■ **THE PROBLEM**
Starting at the top of the listing, extract every line up to and including the one with "['#b4c6e7', '#f8cbad', '#ffe699', '#c6e0b4'];". Pictures stay out of the copy.
- - - - - - -
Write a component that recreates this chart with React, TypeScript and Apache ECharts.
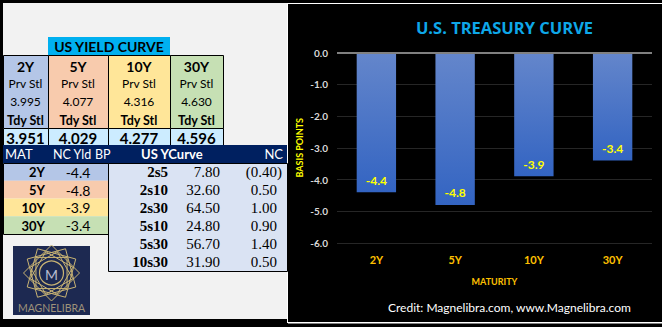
import React, { useEffect, useRef } from 'react';
import * as echarts from 'echarts';

// ---- data ----
const maturities = ['2Y', '5Y', '10Y', '30Y'];
const prevSettle = [3.995, 4.077, 4.316, 4.63];
const todaySettle = [3.951, 4.029, 4.277, 4.596];
const ncYieldBp = [-4.4, -4.8, -3.9, -3.4];
const spreadNames = ['2s5', '2s10', '2s30', '5s10', '5s30', '10s30'];
const spreadValues = [7.8, 32.6, 64.5, 24.8, 56.7, 31.9];
const spreadChanges = [-0.4, 0.5, 1.0, 0.9, 1.4, 0.5];
const yMin = -6;
const yMax = 0;
const yStep = 1;

const columnColors = ['#b4c6e7', '#f8cbad', '#ffe699', '#c6e0b4'];

type TxtOpt = { size?: number; bold?: boolean; fill?: string; font?: string; align?: string };
const txt = (text: string, x: number, y: number, o: TxtOpt = {}) => ({
  type: 'text',
  x,
  y,
  silent: true,
  z: 20,
  style: {
    text,
    fill: o.fill || '#000',
    fontSize: o.size || 12,
    fontWeight: o.bold ? 'bold' : 'normal',
    fontFamily: o.font || 'Lato',
    textAlign: o.align || 'left',
    align: o.align || 'left',
    textVerticalAlign: 'middle',
    verticalAlign: 'middle',
  },
});
const rect = (x: number, y: number, w: number, h: number, fill: string, stroke?: string) => ({
  type: 'rect',
  silent: true,
  z: 10,
  shape: { x, y, width: w, height: h },
  style: { fill, stroke: stroke || null, lineWidth: stroke ? 1 : 0 },
});

function buildGraphic() {
  const g: any[] = [];
  // panels
  g.push(rect(3, 3, 284, 316, '#f2f2f2'));
  g.push(rect(288, 3, 374, 1, '#ffffff'));
  g.push(rect(288, 322, 374, 1.5, '#ffffff'));
  g.push(rect(287, 3, 1, 320, '#ffffff'));

  // US YIELD CURVE header
  g.push(rect(48, 37, 122, 18, '#00b0f0'));
  g.push(txt('US YIELD CURVE', 109, 46.5, { size: 14, bold: true, align: 'center' }));

  const colX = [3, 48, 108, 170, 223];
  maturities.forEach((m, i) => {
    const x0 = colX[i];
    const w = colX[i + 1] - colX[i];
    const cx = x0 + w / 2;
    g.push(rect(x0 + 0.5, 55.5, w, 73, columnColors[i], '#000'));
    g.push(rect(x0 + 0.5, 128.5, w, 17, '#ccecff', '#000'));
    g.push(txt(m, cx, 66, { size: 14, bold: true, align: 'center' }));
    g.push(txt('Prv Stl', cx, 83, { size: 12, align: 'center' }));
    g.push(txt(prevSettle[i].toFixed(3), cx, 101, { size: 12, align: 'center' }));
    g.push(txt('Tdy Stl', cx, 120.5, { size: 12.5, bold: true, align: 'center' }));
    g.push(txt(todaySettle[i].toFixed(3), cx, 137.5, { size: 15, bold: true, align: 'center' }));
  });

  // navy header bar
  g.push(rect(3, 145, 284, 18, '#002060'));
  g.push(txt('MAT', 5, 154, { size: 13, fill: '#fff' }));
  g.push(txt('NC Yld', 53, 154, { size: 12.5, fill: '#fff' }));
  g.push(txt('BP', 95, 154, { size: 12.5, fill: '#fff' }));
  g.push(txt('US YCurve', 141, 154, { size: 13, bold: true, fill: '#fff' }));
  g.push(txt('NC', 283, 154, { size: 13, fill: '#fff', align: 'right' }));

  // MAT rows
  const rowH = 71 / 4;
  maturities.forEach((m, i) => {
    const y0 = 163 + i * rowH;
    g.push(rect(3, y0, 105, rowH, columnColors[i]));
    g.push(txt(m, 45, y0 + rowH / 2 + 0.5, { size: 13, bold: true, align: 'right' }));
    g.push(txt(ncYieldBp[i].toFixed(1), 78, y0 + rowH / 2 + 0.5, { size: 14, align: 'center' }));
  });
  g.push({ ...rect(3.5, 163.5, 105, 71, 'none', '#000'), z: 12 });

  // spread box
  g.push(rect(108.5, 163.5, 179, 108, '#dae3f3', '#000'));
  spreadNames.forEach((s, i) => {
    const y = 172 + i * 18;
    g.push(txt(s, 168, y, { size: 15, bold: true, font: 'Liberation Serif', align: 'right' }));
    g.push(txt(spreadValues[i].toFixed(2), 220, y, { size: 15, font: 'Liberation Serif', align: 'right' }));
    const c = spreadChanges[i];
    if (c < 0) {
      g.push(txt('(' + Math.abs(c).toFixed(2) + ')', 282, y, { size: 15, font: 'Liberation Serif', align: 'right' }));
    } else {
      g.push(txt(c.toFixed(2), 277, y, { size: 15, font: 'Liberation Serif', align: 'right' }));
    }
  });

  // logo
  g.push(rect(13, 246, 77, 69, '#1d2951'));
  const cx = 51.5;
  const cy = 273;
  const gold = '#c9b474';
  const squares: any[] = [];
  const addSquares = (r: number, off: number) => {
    for (let k = 0; k < 3; k++) {
      const pts: number[][] = [];
      for (let j = 0; j < 4; j++) {
        const a = ((off + k * 30 + j * 90) * Math.PI) / 180;
        pts.push([cx + r * Math.cos(a), cy + r * Math.sin(a)]);
      }
      squares.push({
        type: 'polygon',
        silent: true,
        z: 15,
        shape: { points: pts },
        style: { fill: 'none', stroke: gold, lineWidth: 1 },
      });
    }
  };
  addSquares(28, 0);
  addSquares(22, 15);
  g.push(...squares);
  g.push({ type: 'circle', silent: true, z: 15, shape: { cx, cy, r: 12 }, style: { fill: '#1d2951', stroke: gold, lineWidth: 1.2 } });
  g.push(txt('M', cx, cy + 1, { size: 14, fill: '#b9bccf', align: 'center' }));
  g.push({ ...txt('MAGNELIBRA', cx, 307.5, { size: 10.5, fill: '#9d927a', align: 'center' }), z: 21 });

  // credit
  g.push(txt('Credit: Magnelibra.com, www.Magnelibra.com', 388, 307, { size: 12, fill: '#ffffff' }));
  return g;
}

export default function App() {
  const ref = useRef<HTMLDivElement>(null);
  useEffect(() => {
    if (!ref.current) return;
    const chart = echarts.init(ref.current, undefined, { renderer: 'svg' });
    const barGradient = new echarts.graphic.LinearGradient(0, 0, 0, 1, [
      { offset: 0, color: '#6486cb' },
      { offset: 1, color: '#3364c2' },
    ]);
    chart.setOption({
      animation: false,
      backgroundColor: '#000000',
      title: {
        text: 'U.S. TREASURY CURVE',
        left: 499.5,
        top: 14,
        textAlign: 'center',
        textStyle: { color: '#0ea7e8', fontFamily: 'Open Sans', fontWeight: 'bold', fontSize: 16.5 },
      },
      grid: { left: 337, right: 10, top: 52.5, bottom: 84 },
      xAxis: {
        type: 'category',
        data: maturities,
        axisLine: { show: false, onZero: false },
        axisTick: { show: false },
        axisLabel: { color: '#ffc000', fontWeight: 'bold', fontSize: 11, fontFamily: 'Lato', margin: 11 },
        name: 'MATURITY',
        nameLocation: 'middle',
        nameGap: 34,
        nameTextStyle: { color: '#ffc000', fontWeight: 'bold', fontSize: 9, fontFamily: 'Lato' },
      },
      yAxis: {
        type: 'value',
        min: yMin,
        max: yMax,
        interval: yStep,
        axisLine: { show: false },
        axisTick: { show: false },
        axisLabel: {
          formatter: (v: number) => v.toFixed(1),
          color: '#d9d9d9',
          fontWeight: 'bold',
          fontSize: 10,
          fontFamily: 'Lato',
          margin: 9,
        },
        splitLine: { lineStyle: { color: '#262626', width: 1 } },
        name: 'BASIS POINTS',
        nameLocation: 'middle',
        nameRotate: 90,
        nameGap: 33,
        nameTextStyle: { color: '#ffff00', fontWeight: 'bold', fontSize: 9, fontFamily: 'Lato' },
      },
      series: [
        {
          type: 'bar',
          data: ncYieldBp,
          barWidth: '50%',
          itemStyle: { color: barGradient },
          label: {
            show: true,
            position: 'insideBottom',
            distance: 6,
            color: '#ffff00',
            fontWeight: 'bold',
            fontSize: 12,
            fontFamily: 'Lato',
            formatter: (p: any) => Number(p.value).toFixed(1),
          },
          markLine: {
            silent: true,
            symbol: 'none',
            label: { show: false },
            lineStyle: { color: '#808080', width: 2, type: 'solid' },
            data: [{ yAxis: 0 }],
          },
        },
      ],
      graphic: buildGraphic(),
    });
    return () => chart.dispose();
  }, []);
  return <div ref={ref} style={{ position: 'absolute', left: 0, top: 0, width: 662, height: 327 }} />;
}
- - - - - - -
■ **FINISHED ANSWER**
Write a component that recreates this chart with React, TypeScript and Apache ECharts.
import React, { useEffect, useRef } from 'react';
import * as echarts from 'echarts';

// ---- data ----
const maturities = ['2Y', '5Y', '10Y', '30Y'];
const prevSettle = [3.995, 4.077, 4.316, 4.63];
const todaySettle = [3.951, 4.029, 4.277, 4.596];
const ncYieldBp = [-4.4, -4.8, -3.9, -3.4];
const spreadNames = ['2s5', '2s10', '2s30', '5s10', '5s30', '10s30'];
const spreadValues = [7.8, 32.6, 64.5, 24.8, 56.7, 31.9];
const spreadChanges = [-0.4, 0.5, 1.0, 0.9, 1.4, 0.5];
const yMin = -6;
const yMax = 0;
const yStep = 1;

const columnColors = ['#b4c6e7', '#f8cbad', '#ffe699', '#c6e0b4'];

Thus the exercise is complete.